MLOps and Model Management

Production ML systems require experiment tracking, model versioning, continuous integration, and monitoring. This lesson covers Weights & Biases, MLflow, model registries, and CI/CD pipelines for ML.

Core Concepts

Experiment Tracking

Log hyperparameters, metrics, artifacts for reproducibility:

Experiment 1: lr=2e-5, batch_size=32 → val_loss=2.15, accuracy=0.78
Experiment 2: lr=1e-5, batch_size=32 → val_loss=2.08, accuracy=0.79

Model Versioning

Track model versions with metadata:

Model v1.0: gpt2-base, val_loss=2.15
Model v1.1: gpt2-base + LoRA, val_loss=2.08
Model v2.0: gpt2-medium, val_loss=1.95

Model Registry

Central repository for production models:

Registry:
  - Model A v1.0 (dev)
  - Model A v1.1 (staging)
  - Model A v1.0 (production)
  - Model B v2.0 (canary, 10% traffic)

CI/CD for ML

Automate testing, evaluation, and deployment:

Push code → Run tests → Train model → Evaluate → Deploy if passing

Practical Implementation

Weights & Biases Tracking

import wandb
from transformers import TrainingArguments, Trainer

# Initialize project
wandb.init(project="llm-training", entity="my-org")

# Log config
wandb.config.update({
    "model": "gpt2",
    "learning_rate": 2e-5,
    "batch_size": 32,
})

# Training arguments with W&B integration
training_args = TrainingArguments(
    output_dir="./results",
    report_to=["wandb"],
    logging_dir="./logs",
    num_train_epochs=3,
)

# Trainer automatically logs
trainer = Trainer(
    model=model,
    args=training_args,
    train_dataset=train_dataset,
)

trainer.train()

# Log final metrics
wandb.log({
    "final_accuracy": 0.95,
    "final_loss": 0.15,
})

wandb.finish()

MLflow Experiment Management

import mlflow
from mlflow.models import infer_signature

# Start experiment
with mlflow.start_run(run_name="gpt2-training"):
    # Log params
    mlflow.log_param("learning_rate", 2e-5)
    mlflow.log_param("batch_size", 32)
    
    # Train model...
    
    # Log metrics
    mlflow.log_metric("train_loss", 2.1)
    mlflow.log_metric("val_accuracy", 0.95)
    
    # Log model
    mlflow.pytorch.log_model(model, "model")
    
    # Create model signature
    signature = infer_signature(X_train, model.predict(X_train))
    mlflow.models.log_model(model, "model", signature=signature)

Model Registry

# Register model
result = mlflow.register_model("runs:/abc123/model", "GPT2-classifier")

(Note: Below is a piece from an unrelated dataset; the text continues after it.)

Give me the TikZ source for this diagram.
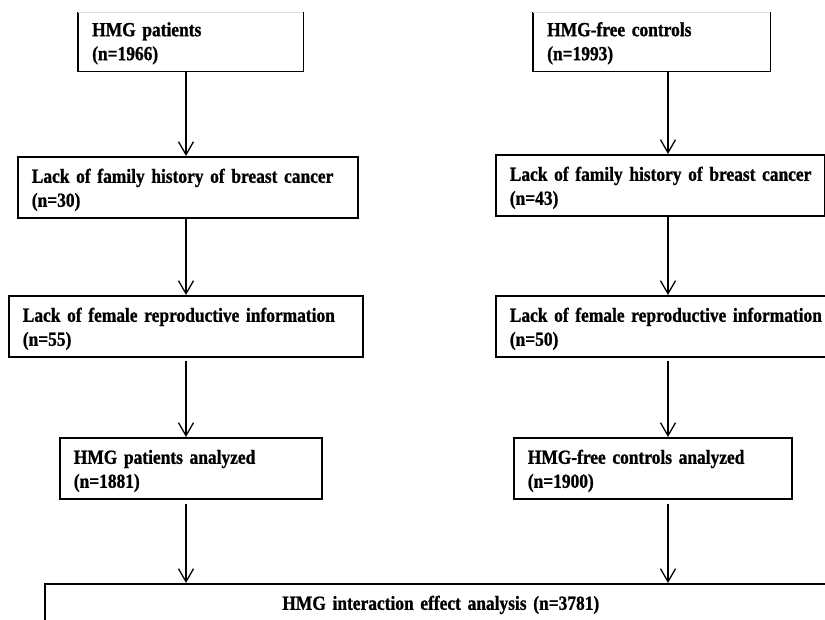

# Transition to production
client = mlflow.tracking.MlflowClient()
client.transition_model_version_stage(
    name="GPT2-classifier",
    version=result.version,
    stage="Production",
)

# Load production model
prod_model = mlflow.pyfunc.load_model("models:/GPT2-classifier/Production")

CI/CD Pipeline

# .github/workflows/ml-pipeline.yml
name: ML Pipeline

on: [push]

jobs:
  train-and-evaluate:
    runs-on: ubuntu-latest
    
    steps:
      - uses: actions/checkout@v3
      
      - name: Install dependencies
        run: pip install -r requirements.txt
      
      - name: Run tests
        run: pytest tests/
      
      - name: Train model
        run: python train.py
      
      - name: Evaluate model
        run: python evaluate.py
      
      - name: Deploy if tests pass
        if: success()
        run: python deploy.py
      
      - name: Log to MLflow
        run: python log_metrics.py

Advanced Techniques

A/B Testing Infrastructure

class ABTestManager:
    def __init__(self, registry):
        self.registry = registry
        self.traffic_split = {"model_a": 0.9, "model_b": 0.1}
    
    def route_request(self, request):
        model_choice = np.random.choice(
            list(self.traffic_split.keys()),
            p=list(self.traffic_split.values())
        )
        
        model = self.registry.load(model_choice)
        output = model.predict(request)
        
        return output, {"model": model_choice}

Monitoring and Alerts

import prometheus_client

class ModelMonitor:
    def __init__(self):
        self.request_count = prometheus_client.Counter("requests", "Total requests")
        self.latency = prometheus_client.Histogram("latency_seconds", "Request latency")
        self.accuracy = prometheus_client.Gauge("accuracy", "Model accuracy")
    
    def predict(self, input_data):
        with self.latency.time():
            output = self.model.predict(input_data)
        
        self.request_count.inc()
        return output
    
    def update_accuracy(self, metrics):
        self.accuracy.set(metrics["accuracy"])

Production Considerations

Model Serving Architecture

Client requests → Load Balancer → Model Serving Container
                                  ├─ Model A (80%)
                                  └─ Model B (20% canary)
                                  
All metrics → Monitoring System (Prometheus)
           → Alerting System (PagerDuty)
           → Logging System (ELK Stack)

Key Takeaway

MLOps infrastructure tracks experiments, versions models, and automates deployment. Implement early with W&B or MLflow to enable reproducibility, collaboration, and safe production rollouts.

Practical Exercise

Task: Set up complete MLOps pipeline with experiment tracking and CI/CD.

Requirements:

Initialize W&B or MLflow project
Log experiments with metrics
Register best model to registry
Create GitHub Actions CI/CD
Set up monitoring and alerting

Evaluation:

Experiment reproducibility
Successful CI/CD execution
Model versioning and tracking
Alert system validation
Team collaboration workflow